**WHAT THE TASK REQUIRES:** Go through the listing below and list every line with "chart".

**TASK DATA:**
--------

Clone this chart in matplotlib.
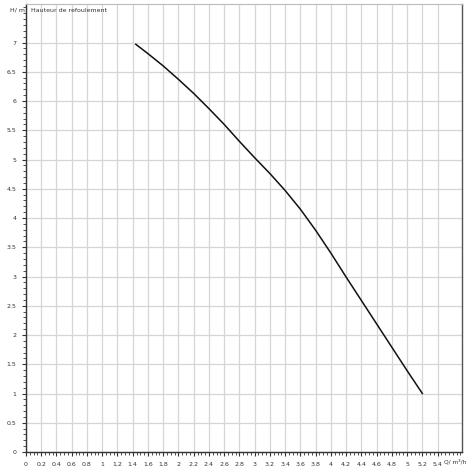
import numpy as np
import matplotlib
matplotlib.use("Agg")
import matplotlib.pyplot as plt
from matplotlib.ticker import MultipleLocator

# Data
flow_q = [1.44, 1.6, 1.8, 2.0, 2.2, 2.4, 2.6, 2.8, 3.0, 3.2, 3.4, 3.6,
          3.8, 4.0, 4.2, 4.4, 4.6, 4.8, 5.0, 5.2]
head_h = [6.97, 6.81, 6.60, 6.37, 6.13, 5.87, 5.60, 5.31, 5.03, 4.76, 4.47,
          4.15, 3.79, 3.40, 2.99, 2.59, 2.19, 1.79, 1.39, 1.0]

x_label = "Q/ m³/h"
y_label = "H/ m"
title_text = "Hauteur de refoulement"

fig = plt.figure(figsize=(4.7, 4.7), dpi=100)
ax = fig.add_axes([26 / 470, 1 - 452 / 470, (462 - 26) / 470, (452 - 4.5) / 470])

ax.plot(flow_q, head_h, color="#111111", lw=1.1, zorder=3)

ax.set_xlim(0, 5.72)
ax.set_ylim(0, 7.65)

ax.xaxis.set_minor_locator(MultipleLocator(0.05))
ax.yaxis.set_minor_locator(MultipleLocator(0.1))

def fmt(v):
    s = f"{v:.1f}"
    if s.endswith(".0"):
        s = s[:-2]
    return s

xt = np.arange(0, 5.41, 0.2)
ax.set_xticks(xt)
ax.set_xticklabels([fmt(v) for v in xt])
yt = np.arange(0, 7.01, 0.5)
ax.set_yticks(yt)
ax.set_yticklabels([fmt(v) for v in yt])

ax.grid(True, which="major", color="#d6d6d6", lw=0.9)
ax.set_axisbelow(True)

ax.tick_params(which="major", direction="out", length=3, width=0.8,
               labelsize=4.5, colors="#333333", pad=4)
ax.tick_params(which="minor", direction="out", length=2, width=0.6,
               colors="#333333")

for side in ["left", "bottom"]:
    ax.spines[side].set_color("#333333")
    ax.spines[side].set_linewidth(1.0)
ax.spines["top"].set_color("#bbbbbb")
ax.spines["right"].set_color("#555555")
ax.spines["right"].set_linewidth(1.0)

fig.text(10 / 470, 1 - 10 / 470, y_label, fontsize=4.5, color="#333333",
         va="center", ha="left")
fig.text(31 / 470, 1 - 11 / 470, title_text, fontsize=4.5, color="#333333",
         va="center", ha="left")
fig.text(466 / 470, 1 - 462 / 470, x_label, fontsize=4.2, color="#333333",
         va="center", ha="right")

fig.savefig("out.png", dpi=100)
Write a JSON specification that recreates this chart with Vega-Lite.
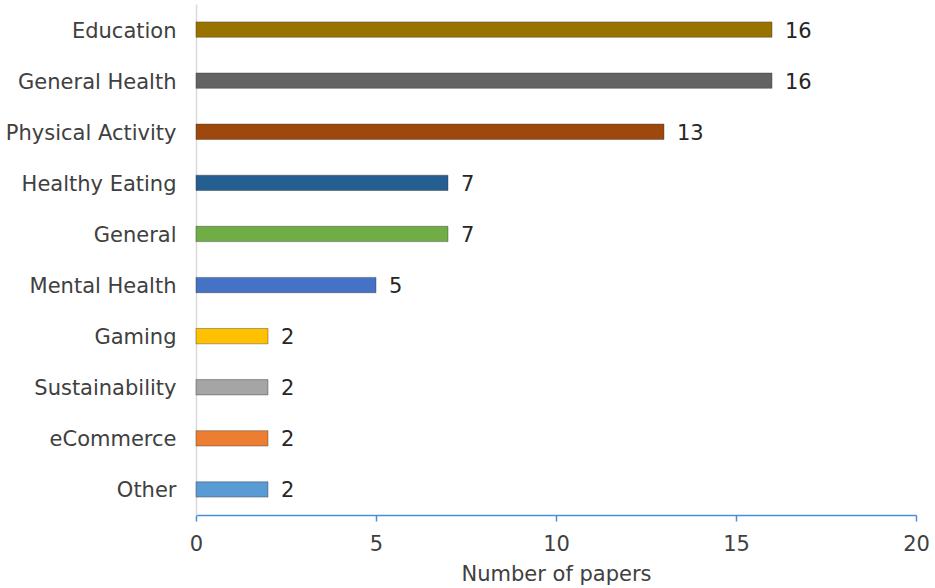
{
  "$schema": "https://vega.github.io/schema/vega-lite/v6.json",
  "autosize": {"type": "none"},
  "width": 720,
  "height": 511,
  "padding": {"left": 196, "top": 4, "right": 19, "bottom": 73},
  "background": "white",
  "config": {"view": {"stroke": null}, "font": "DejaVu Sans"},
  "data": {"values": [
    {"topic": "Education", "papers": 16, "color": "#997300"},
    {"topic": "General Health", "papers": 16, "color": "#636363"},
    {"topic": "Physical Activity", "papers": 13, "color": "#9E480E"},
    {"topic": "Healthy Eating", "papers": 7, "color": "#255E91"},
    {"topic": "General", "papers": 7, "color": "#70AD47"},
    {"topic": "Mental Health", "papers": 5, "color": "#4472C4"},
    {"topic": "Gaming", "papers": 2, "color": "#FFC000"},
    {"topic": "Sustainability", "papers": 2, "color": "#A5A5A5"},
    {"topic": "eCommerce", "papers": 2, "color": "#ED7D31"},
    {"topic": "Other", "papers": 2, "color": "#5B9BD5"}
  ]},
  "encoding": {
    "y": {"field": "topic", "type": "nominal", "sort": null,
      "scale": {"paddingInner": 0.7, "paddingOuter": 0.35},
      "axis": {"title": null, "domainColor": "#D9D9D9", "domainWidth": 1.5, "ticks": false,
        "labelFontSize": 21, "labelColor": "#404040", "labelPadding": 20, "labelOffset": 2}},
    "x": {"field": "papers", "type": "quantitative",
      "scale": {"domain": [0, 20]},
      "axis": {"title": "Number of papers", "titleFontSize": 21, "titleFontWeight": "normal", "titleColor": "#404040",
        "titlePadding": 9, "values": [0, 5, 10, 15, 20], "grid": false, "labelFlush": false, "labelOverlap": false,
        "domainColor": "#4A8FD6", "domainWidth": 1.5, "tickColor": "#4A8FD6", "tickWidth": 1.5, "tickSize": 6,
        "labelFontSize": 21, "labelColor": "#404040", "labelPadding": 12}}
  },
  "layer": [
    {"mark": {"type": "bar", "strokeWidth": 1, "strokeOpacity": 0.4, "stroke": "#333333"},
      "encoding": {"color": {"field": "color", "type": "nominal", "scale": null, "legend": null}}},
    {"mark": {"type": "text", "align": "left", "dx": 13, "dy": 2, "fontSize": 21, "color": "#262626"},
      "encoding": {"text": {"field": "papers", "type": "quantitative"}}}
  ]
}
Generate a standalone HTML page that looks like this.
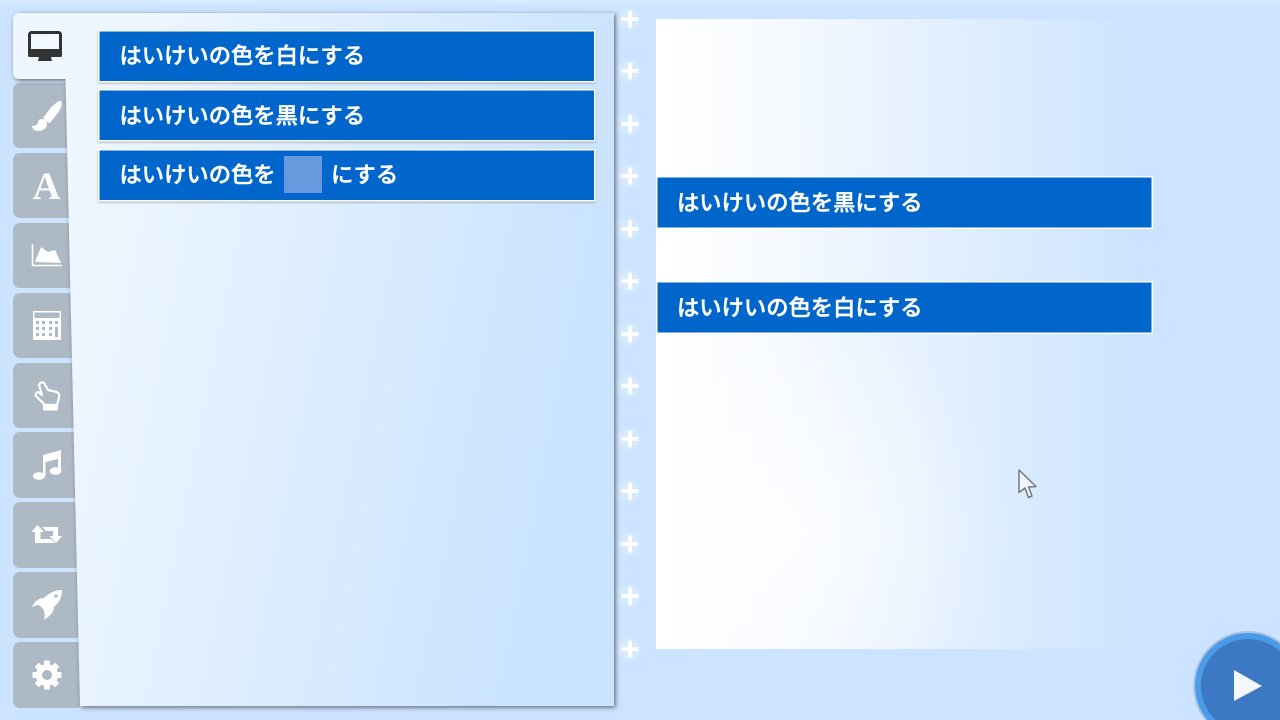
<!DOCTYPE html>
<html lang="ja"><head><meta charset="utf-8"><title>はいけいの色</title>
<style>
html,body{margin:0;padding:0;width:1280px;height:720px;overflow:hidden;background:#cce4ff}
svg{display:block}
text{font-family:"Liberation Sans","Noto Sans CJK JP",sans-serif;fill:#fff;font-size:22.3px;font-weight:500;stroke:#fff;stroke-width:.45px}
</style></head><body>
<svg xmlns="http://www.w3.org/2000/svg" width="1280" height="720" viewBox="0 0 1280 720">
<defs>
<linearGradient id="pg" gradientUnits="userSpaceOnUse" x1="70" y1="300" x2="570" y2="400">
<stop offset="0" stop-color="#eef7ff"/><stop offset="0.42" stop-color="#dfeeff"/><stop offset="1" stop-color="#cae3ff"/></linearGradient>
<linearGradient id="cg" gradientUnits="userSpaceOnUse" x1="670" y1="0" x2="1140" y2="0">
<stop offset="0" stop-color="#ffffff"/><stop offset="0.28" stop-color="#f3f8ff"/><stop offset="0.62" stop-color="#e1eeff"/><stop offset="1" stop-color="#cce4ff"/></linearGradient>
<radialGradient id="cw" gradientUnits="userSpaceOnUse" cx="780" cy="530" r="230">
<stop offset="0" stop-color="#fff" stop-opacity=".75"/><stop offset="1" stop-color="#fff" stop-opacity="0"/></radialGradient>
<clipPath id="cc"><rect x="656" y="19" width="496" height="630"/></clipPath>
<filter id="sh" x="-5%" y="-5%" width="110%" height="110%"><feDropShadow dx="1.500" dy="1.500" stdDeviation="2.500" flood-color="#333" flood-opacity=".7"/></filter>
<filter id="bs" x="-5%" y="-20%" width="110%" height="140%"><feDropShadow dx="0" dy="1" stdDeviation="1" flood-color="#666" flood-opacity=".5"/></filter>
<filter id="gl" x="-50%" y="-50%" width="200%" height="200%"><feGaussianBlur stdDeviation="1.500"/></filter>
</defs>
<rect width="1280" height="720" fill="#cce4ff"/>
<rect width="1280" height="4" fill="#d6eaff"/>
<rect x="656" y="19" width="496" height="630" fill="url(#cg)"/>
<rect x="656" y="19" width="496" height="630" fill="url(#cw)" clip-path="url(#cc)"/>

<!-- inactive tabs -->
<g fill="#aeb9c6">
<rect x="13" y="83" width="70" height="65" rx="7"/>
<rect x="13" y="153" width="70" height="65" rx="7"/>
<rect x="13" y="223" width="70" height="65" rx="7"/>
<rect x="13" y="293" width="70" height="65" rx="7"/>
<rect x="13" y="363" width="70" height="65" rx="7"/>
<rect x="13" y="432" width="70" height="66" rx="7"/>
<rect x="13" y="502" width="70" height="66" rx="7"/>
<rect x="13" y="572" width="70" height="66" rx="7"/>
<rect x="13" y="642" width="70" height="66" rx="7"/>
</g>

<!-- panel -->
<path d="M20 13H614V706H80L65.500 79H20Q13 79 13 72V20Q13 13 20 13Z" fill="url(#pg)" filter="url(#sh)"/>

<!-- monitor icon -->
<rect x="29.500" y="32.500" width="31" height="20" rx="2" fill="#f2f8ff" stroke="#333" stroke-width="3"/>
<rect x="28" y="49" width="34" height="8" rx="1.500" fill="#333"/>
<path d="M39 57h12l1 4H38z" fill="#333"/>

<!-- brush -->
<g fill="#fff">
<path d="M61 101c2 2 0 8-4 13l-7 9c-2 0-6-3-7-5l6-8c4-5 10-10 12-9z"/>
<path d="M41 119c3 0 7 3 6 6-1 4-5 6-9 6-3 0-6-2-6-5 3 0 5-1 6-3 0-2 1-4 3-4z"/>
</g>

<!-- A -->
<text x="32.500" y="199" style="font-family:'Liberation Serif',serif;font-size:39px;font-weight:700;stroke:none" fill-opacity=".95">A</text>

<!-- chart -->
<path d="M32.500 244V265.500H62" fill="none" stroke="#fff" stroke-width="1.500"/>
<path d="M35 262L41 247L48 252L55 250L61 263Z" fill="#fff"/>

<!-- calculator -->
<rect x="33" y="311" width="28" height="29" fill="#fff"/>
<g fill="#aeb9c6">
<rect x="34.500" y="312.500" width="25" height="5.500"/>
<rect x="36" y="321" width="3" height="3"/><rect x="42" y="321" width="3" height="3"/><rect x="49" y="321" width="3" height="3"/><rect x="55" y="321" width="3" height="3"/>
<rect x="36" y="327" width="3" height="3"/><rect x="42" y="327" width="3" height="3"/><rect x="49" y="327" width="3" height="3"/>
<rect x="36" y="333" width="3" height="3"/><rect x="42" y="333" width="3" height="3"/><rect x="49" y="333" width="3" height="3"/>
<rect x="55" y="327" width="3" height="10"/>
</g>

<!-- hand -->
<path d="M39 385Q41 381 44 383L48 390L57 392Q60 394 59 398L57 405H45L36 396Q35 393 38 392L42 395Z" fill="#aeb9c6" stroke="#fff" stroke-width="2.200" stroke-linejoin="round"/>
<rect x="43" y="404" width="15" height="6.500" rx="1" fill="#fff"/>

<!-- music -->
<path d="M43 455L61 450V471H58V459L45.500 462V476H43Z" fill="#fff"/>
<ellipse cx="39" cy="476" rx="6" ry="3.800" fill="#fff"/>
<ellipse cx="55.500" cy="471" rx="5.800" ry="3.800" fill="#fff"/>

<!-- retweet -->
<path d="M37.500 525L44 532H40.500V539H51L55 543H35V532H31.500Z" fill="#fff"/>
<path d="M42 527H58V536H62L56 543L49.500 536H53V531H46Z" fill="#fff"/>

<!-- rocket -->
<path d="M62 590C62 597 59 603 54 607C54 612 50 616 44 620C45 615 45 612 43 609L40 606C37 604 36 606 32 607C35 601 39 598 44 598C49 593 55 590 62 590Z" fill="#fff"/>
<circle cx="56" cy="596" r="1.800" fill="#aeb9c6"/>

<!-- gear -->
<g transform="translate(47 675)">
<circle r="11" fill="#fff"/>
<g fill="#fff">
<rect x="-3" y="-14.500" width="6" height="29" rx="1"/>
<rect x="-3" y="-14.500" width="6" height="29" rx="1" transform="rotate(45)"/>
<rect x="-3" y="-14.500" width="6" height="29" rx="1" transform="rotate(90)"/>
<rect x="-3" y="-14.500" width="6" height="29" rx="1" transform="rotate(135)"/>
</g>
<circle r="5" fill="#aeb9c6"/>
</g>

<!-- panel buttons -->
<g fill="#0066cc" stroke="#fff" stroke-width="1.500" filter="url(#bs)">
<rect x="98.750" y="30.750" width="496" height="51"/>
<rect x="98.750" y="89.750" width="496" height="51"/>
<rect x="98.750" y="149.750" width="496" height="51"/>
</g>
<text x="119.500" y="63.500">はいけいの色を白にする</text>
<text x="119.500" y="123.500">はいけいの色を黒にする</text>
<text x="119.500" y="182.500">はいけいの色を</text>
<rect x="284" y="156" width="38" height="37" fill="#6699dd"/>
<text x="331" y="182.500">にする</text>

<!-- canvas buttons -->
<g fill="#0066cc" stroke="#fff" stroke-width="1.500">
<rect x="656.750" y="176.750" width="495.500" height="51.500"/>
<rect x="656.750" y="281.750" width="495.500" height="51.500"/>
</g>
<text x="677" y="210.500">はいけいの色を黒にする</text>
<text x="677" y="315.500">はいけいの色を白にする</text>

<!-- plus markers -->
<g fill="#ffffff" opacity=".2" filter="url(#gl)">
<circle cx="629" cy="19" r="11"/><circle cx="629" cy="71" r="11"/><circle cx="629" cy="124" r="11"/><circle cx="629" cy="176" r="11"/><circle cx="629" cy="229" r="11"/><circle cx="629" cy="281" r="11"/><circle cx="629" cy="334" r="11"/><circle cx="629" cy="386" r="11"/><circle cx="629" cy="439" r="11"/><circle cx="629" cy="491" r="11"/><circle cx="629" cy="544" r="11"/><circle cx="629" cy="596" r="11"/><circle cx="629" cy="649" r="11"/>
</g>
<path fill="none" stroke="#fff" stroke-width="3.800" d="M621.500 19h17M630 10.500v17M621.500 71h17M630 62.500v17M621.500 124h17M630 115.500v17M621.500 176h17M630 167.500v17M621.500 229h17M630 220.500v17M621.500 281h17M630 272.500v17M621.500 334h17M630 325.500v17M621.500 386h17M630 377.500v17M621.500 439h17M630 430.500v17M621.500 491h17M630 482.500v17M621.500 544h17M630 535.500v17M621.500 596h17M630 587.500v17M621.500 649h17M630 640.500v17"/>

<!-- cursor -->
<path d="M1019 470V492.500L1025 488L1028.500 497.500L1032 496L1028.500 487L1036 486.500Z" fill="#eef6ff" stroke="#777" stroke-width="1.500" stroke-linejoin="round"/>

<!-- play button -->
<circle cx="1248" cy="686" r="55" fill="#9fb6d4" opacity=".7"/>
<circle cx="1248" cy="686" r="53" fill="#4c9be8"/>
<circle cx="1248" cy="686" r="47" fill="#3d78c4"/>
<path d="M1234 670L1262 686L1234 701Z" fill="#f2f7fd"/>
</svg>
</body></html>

--------

**ANSWER TO THE EXERCISE:**
Clone this chart in matplotlib.
Write a JSON specification that recreates this chart with Vega-Lite.
<!-- chart -->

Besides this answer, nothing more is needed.